>>>

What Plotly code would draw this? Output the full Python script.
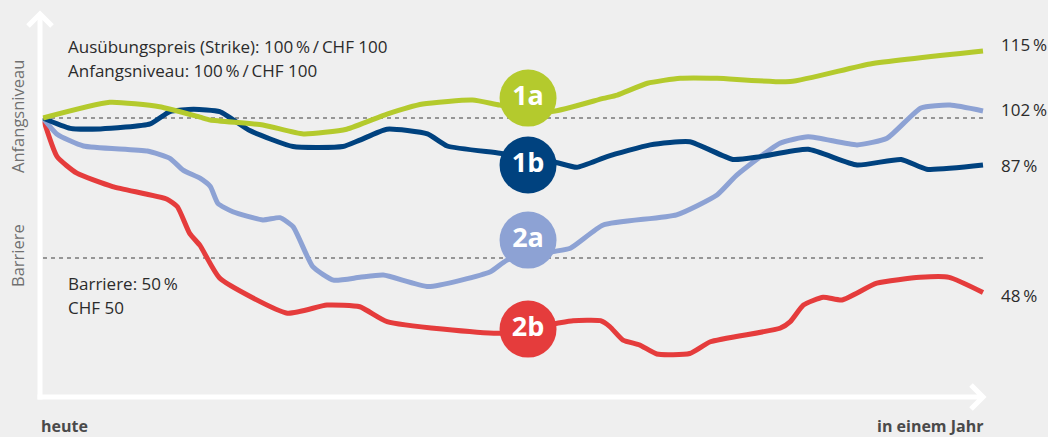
import plotly.graph_objects as go

# time in % of one year (0 = heute, 100 = in einem Jahr), level in % of Anfangsniveau (as drawn)
t_1a = [0, 7.1, 12.4, 16.7, 17.8, 23.4, 27.7, 32.3, 36.6, 40.4, 45.7, 48.6, 54.1, 59.6, 61.1, 64.3, 67.8, 71.7, 79.5, 88.0, 100]
v_1a = [100, 105.6, 104.0, 100.3, 99.3, 97.5, 94.3, 96.0, 101.4, 105.0, 106.4, 104.6, 102.3, 107.0, 108.2, 112.4, 114.2, 114.2, 113.0, 119.3, 123.9]

t_1b = [0, 2.9, 6.1, 11.4, 13.5, 16.0, 18.8, 22.0, 26.6, 31.9, 33.7, 36.6, 40.9, 43.0, 48.6, 54.3, 56.8, 60.0, 64.6, 68.8, 73.4, 76.3, 81.4, 86.6, 91.3, 94.0, 100]
v_1b = [100, 96.3, 96.1, 97.9, 102.3, 103.1, 102.3, 95.5, 89.8, 89.8, 92.1, 96.0, 94.3, 90.0, 87.4, 84.4, 82.4, 86.2, 90.4, 91.5, 85.2, 86.2, 88.8, 83.2, 85.2, 81.7, 83.2]

t_2a = [0, 1.5, 4.3, 11.1, 13.5, 14.9, 16.7, 17.8, 18.6, 20.2, 23.4, 25.2, 26.6, 28.7, 30.9, 33.7, 36.2, 41.0, 47.6, 49.4, 54.3, 56.1, 59.6, 67.4, 71.7, 73.8, 78.4, 81.4, 86.6, 89.8, 93.4, 96.5, 100]
v_2a = [100, 94.2, 90.0, 88.2, 85.6, 81.4, 78.5, 75.5, 69.5, 66.5, 63.6, 64.4, 61.2, 46.9, 42.1, 43.1, 43.9, 39.8, 45.1, 49.3, 52.3, 53.5, 61.8, 65.4, 72.5, 79.6, 91.0, 93.3, 90.4, 92.8, 103.6, 104.6, 102.5]

t_2b = [0, 1.5, 3.6, 7.4, 13.2, 14.3, 15.6, 16.7, 18.8, 26.0, 30.2, 33.7, 36.6, 48.6, 54.7, 56.4, 59.3, 60.3, 61.7, 63.5, 65.3, 68.8, 71.0, 78.4, 79.5, 80.9, 83.0, 85.0, 88.7, 93.3, 96.4, 100]
v_2b = [100, 86.2, 80.3, 75.5, 71.0, 68.3, 58.8, 54.5, 42.8, 30.3, 33.2, 32.6, 27.3, 23.1, 26.7, 27.6, 27.6, 25.5, 20.7, 18.9, 15.7, 15.9, 20.1, 24.9, 27.3, 33.2, 36.0, 35.0, 41.0, 43.1, 43.1, 37.7]

series_names = ["1a", "1b", "2a", "2b"]
end_labels = ["115 %", "87 %", "102 %", "48 %"]
strike_level = 100
barrier_level = 50

# label badges (position on the chart)
badge_t = [51.6, 51.6, 51.6, 51.6]
badge_v = [107.1, 83.2, 56.4, 24.6]

colors = {"1a": "#b4ca2d", "1b": "#00427f", "2a": "#8da2d4", "2b": "#e53c3c"}
BG = "#efefef"
FONT = "Open Sans, Noto Sans, sans-serif"

W, H = 1048, 437
ML, MR, MT, MB = 40, 58, 10, 39
PW, PH = W - ML - MR, H - MT - MB
X0PX, PXT = 43, 9.4      # px of t=0, px per unit t
PXV = 2.8               # px per unit level
xr0 = -(X0PX - ML) / PXT
xr = [xr0, xr0 + PW / PXT]
yr = [0, PH / PXV]

def px(x):
    return (x - ML) / PW

def py(y):
    return (H - MB - y) / PH

fig = go.Figure()

data = {"1a": (t_1a, v_1a), "1b": (t_1b, v_1b), "2a": (t_2a, v_2a), "2b": (t_2b, v_2b)}
for name in ["2b", "2a", "1b", "1a"]:
    t, v = data[name]
    fig.add_trace(go.Scatter(x=t, y=v, mode="lines",
                             line=dict(color=colors[name], width=5, shape="spline", smoothing=0.5),
                             hoverinfo="skip", showlegend=False))

fig.add_trace(go.Scatter(x=badge_t, y=badge_v, mode="markers+text",
                         marker=dict(size=57, color=[colors[n] for n in series_names], line=dict(width=0)),
                         text=series_names, textposition="middle center",
                         textfont=dict(family=FONT, size=27, color="white", weight="bold"),
                         hoverinfo="skip", showlegend=False))

shapes = []
# dashed reference lines
for lvl in [strike_level, barrier_level]:
    shapes.append(dict(type="line", xref="paper", yref="y", x0=px(43), x1=px(987), y0=lvl, y1=lvl,
                       line=dict(color="#7a7a7a", width=1.3, dash="4px,4px"), layer="below"))
# axes with arrows
wcol = "white"
shapes += [
    dict(type="line", xref="paper", yref="paper", x0=px(40), x1=px(40), y0=py(399.5), y1=py(14), line=dict(color=wcol, width=5)),
    dict(type="path", xref="paper", yref="paper",
         path=f"M {px(28)},{py(26)} L {px(40)},{py(14)} L {px(52)},{py(26)}",
         line=dict(color=wcol, width=5)),
    dict(type="line", xref="paper", yref="paper", x0=px(37.5), x1=px(983), y0=py(397), y1=py(397), line=dict(color=wcol, width=5)),
    dict(type="path", xref="paper", yref="paper",
         path=f"M {px(971)},{py(385)} L {px(983)},{py(397)} L {px(971)},{py(409)}",
         line=dict(color=wcol, width=5)),
]

tc = "#2b2b2b"
ann = []
def text(x, y, s, size=17, color=tc, xanchor="left", bold=False, angle=0):
    ann.append(dict(xref="paper", yref="paper", x=px(x), y=py(y), text=s, showarrow=False,
                    xanchor=xanchor, yanchor="middle", textangle=angle,
                    font=dict(family=FONT, size=size, color=color, weight="bold" if bold else "normal")))

text(66, 46, "Ausübungspreis (Strike): 100\u2009%\u2009/\u2009CHF 100")
text(66, 70, "Anfangsniveau: 100\u2009%\u2009/\u2009CHF 100")
text(66, 283, "Barriere: 50\u2009%")
text(66, 307, "CHF 50")
text(17, 117, "Anfangsniveau", size=16.5, color="#707070", xanchor="center", angle=-90)
text(17, 256, "Barriere", size=16.5, color="#707070", xanchor="center", angle=-90)
text(39, 426, "heute", size=16, color="#4a4a4a", bold=True)
text(985, 426, "in einem Jahr", size=16, color="#4a4a4a", xanchor="right", bold=True)
for s, y in zip(end_labels, [44, 165, 110, 295]):
    text(999, y, s.replace(" ", "\u2009"))

fig.update_layout(
    width=W, height=H, autosize=False,
    margin=dict(l=ML, r=MR, t=MT, b=MB),
    paper_bgcolor=BG, plot_bgcolor=BG,
    xaxis=dict(range=xr, visible=False, fixedrange=True),
    yaxis=dict(range=yr, visible=False, fixedrange=True),
    shapes=shapes, annotations=ann, showlegend=False, hovermode=False,
)

fig.write_html("out.html", config={"displayModeBar": False},
               post_script="document.body.style.margin='0';document.body.style.overflow='hidden';document.body.style.background='" + BG + "';")
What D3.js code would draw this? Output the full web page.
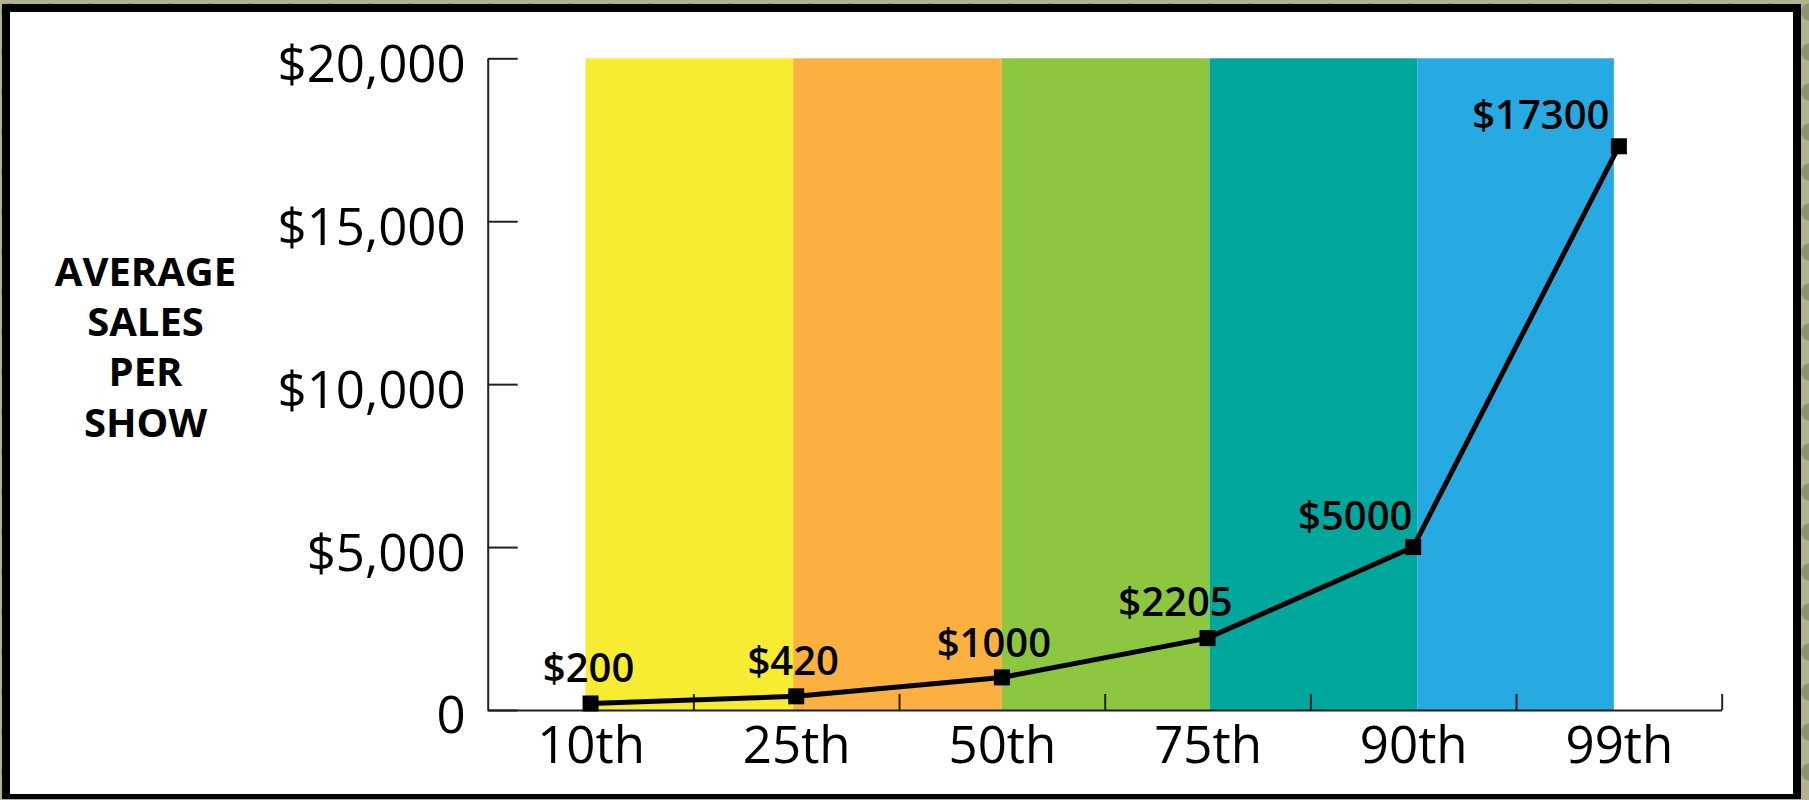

<<<

◆ Exercise instructions
Reproduce, word for word, every line from the start of the records down to and including the line with "85.2, 81.7, 83.2]"; skip the pictures.

◆ Answer to this task
What Plotly code would draw this? Output the full Python script.
import plotly.graph_objects as go

# time in % of one year (0 = heute, 100 = in einem Jahr), level in % of Anfangsniveau (as drawn)
t_1a = [0, 7.1, 12.4, 16.7, 17.8, 23.4, 27.7, 32.3, 36.6, 40.4, 45.7, 48.6, 54.1, 59.6, 61.1, 64.3, 67.8, 71.7, 79.5, 88.0, 100]
v_1a = [100, 105.6, 104.0, 100.3, 99.3, 97.5, 94.3, 96.0, 101.4, 105.0, 106.4, 104.6, 102.3, 107.0, 108.2, 112.4, 114.2, 114.2, 113.0, 119.3, 123.9]

t_1b = [0, 2.9, 6.1, 11.4, 13.5, 16.0, 18.8, 22.0, 26.6, 31.9, 33.7, 36.6, 40.9, 43.0, 48.6, 54.3, 56.8, 60.0, 64.6, 68.8, 73.4, 76.3, 81.4, 86.6, 91.3, 94.0, 100]
v_1b = [100, 96.3, 96.1, 97.9, 102.3, 103.1, 102.3, 95.5, 89.8, 89.8, 92.1, 96.0, 94.3, 90.0, 87.4, 84.4, 82.4, 86.2, 90.4, 91.5, 85.2, 86.2, 88.8, 83.2, 85.2, 81.7, 83.2]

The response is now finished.